For any model, the QA checklist must include a specific check for whether the paragraph reference links back to the original source document in the original language, not to the translated version. A source link that points to the translation is not a source link in the meaningful sense.
For CAM-sensitive fields specifically, the QA check should verify that the field definition used matches the jurisdiction of the lease, not the default definition from the US template. That one check prevents the most common cross-border abstraction error: a structurally correct abstract that is analytically wrong.
The abstract-to-audit trigger framework connects these concepts to a structured workflow for abstraction firms adding expense-recovery services.
Frequently Asked Questions
What makes multilingual lease abstraction harder than domestic abstraction?
The challenge is not translation alone. It is the combination of language barriers, jurisdiction-specific legal concepts that do not map cleanly to English field names, and inconsistent document formats. A French commercial lease may call the equivalent of a gross-up provision something that translates loosely as "occupancy normalization clause," but the mechanics differ from US practice. Abstractors working from translations risk forcing foreign concepts into English field definitions that do not fit, which corrupts the structured record downstream.
Should multilingual leases always be translated before abstraction?
Not necessarily. Full translation before abstraction is expensive and slow. For portfolios with a high volume of a single foreign language, native-language abstractors who enter data directly into English-field templates often produce more accurate results than abstractors working from machine-translated documents. The key control is a bilingual QA reviewer who can verify that the structured field matches the source clause, not just the translated text.
How do cross-border portfolios handle pro rata share and CAM fields?
Pro rata share and CAM-equivalent fields are highly jurisdiction-dependent. In many European jurisdictions, service charges function differently from US CAM structures, and denominator logic may be defined by floor area rather than rentable area. The abstraction template must be flexible enough to record both the local field definition and its closest US equivalent. Forcing non-US service charge structures into standard US CAM fields without a notes field creates false comparability across the portfolio.
What is the biggest data quality risk in multilingual abstraction projects?
Silent mistranslation of limiting clauses.
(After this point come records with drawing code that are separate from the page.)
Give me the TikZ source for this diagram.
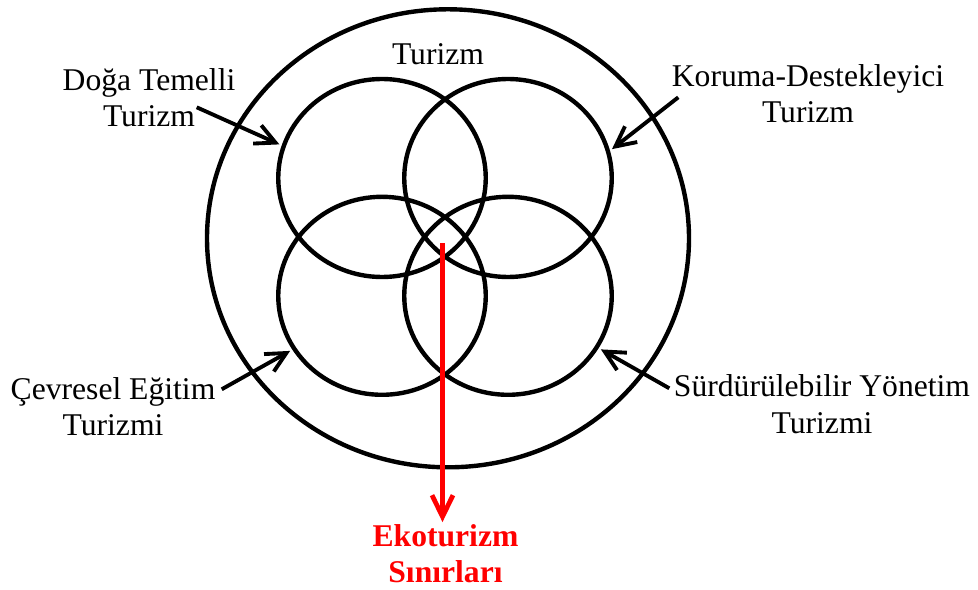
\documentclass[tikz,border=0pt]{standalone}
\usepackage{fontspec}
\setmainfont{Liberation Serif}
\usetikzlibrary{positioning,arrows.meta,shapes.geometric}

\begin{document}
\begin{tikzpicture}[
  x=0.2mm,y=-0.2mm,
  ring/.style={draw,ellipse,line width=2.5pt,inner sep=0pt,minimum width=41.5mm,minimum height=39.6mm},
  lbl/.style={align=center,inner sep=1pt,font=\fontsize{18}{20.7}\selectfont},
  pointer/.style={-{Straight Barb[length=4mm,width=4mm]},line width=2.2pt,shorten >=0.5mm},
  redpointer/.style={-{Straight Barb[length=4.3mm,width=4.2mm]},line width=2.7pt,red}
]
\useasboundingbox (0,0) rectangle (978,590);
% --- circles ---
\node[ring,minimum width=96.4mm,minimum height=91.6mm] (outer) at (448,238.3) {};
\foreach \n/\x/\y in {tl/382/178,tr/508/178,bl/382/295.8,br/508/295.8}{\node[ring] (\n) at (\x,\y) {};}
% --- labels ---
\node[lbl,anchor=base] (turizm) at (438,65) {Turizm};
\node[lbl] (doga) at (149,97.4) {Doğa Temelli\\Turizm};
\node[lbl] (koruma) at (808,93.4) {Koruma-Destekleyici\\Turizm};
\node[lbl] (cevre) at (113,406.4) {Çevresel Eğitim\\Turizmi};
\node[lbl] (surdur) at (822,404.3) {Sürdürülebilir Yönetim\\Turizmi};
\node[lbl,text=red,font=\fontsize{18}{20.7}\selectfont\bfseries] (eko) at (445.5,553.5) {Ekoturizm\\Sınırları};
% arrow feet next to the labels
\coordinate (dogaP) at (196.7,107.3);
\coordinate (korumaP) at (678.3,97.3);
\coordinate (cevreP) at (221.7,389.3);
\coordinate (surdurP) at (669.3,388.3);
\foreach \a/\b in {dogaP/tl.162,korumaP/tr.15.5,cevreP/bl.211,surdurP/br.330.7}{\draw[pointer] (\a) -- (\b);}
% --- ecotourism boundary ---
\coordinate (core) at (442.5,243.5);
\draw[redpointer] (core) -- (core |- eko.north);
\end{tikzpicture}
\end{document}
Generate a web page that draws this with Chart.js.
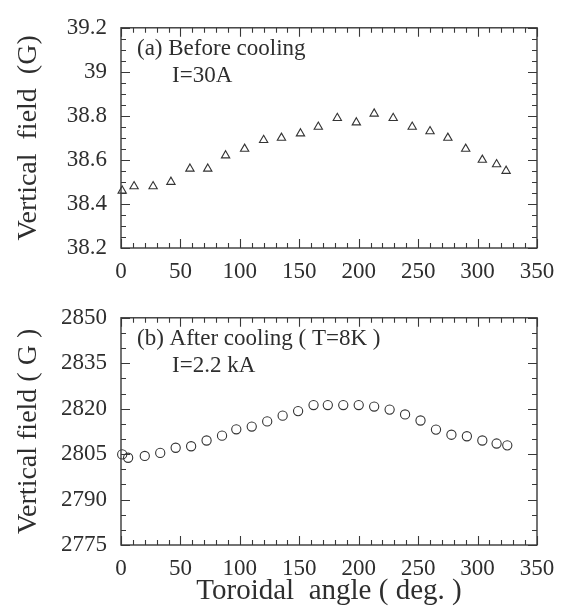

It is relatively easy to capture a main provision from a translated document. The harder problem is catching a limiting clause buried two paragraphs later that changes the economics of the main provision. In a domestic English lease, an experienced abstractor reads for override language automatically. In a foreign-language document, the reviewer is more dependent on translation quality and may miss the limiting clause entirely.
How should exception queues work for multilingual leases?
Multilingual exception queues need a separate escalation path for two distinct problem types: legal interpretation issues and translation ambiguity issues. A field flagged for legal review needs a legal specialist. A field flagged because the translation produced ambiguous wording needs a bilingual reviewer, not a lawyer. Mixing these in a single exception bucket slows resolution and creates noise in the QA log.
Can AI extraction handle multilingual lease abstraction reliably?
AI extraction for multilingual leases requires language-specific training and a well-defined confidence threshold for each supported language. Performance degrades on complex clause structures and on languages with fewer training examples. The practical approach for most firms is AI-assisted extraction for straightforward fields in well-supported languages, with mandatory human review for any clause involving financial calculations, exclusions, caps, or rights language.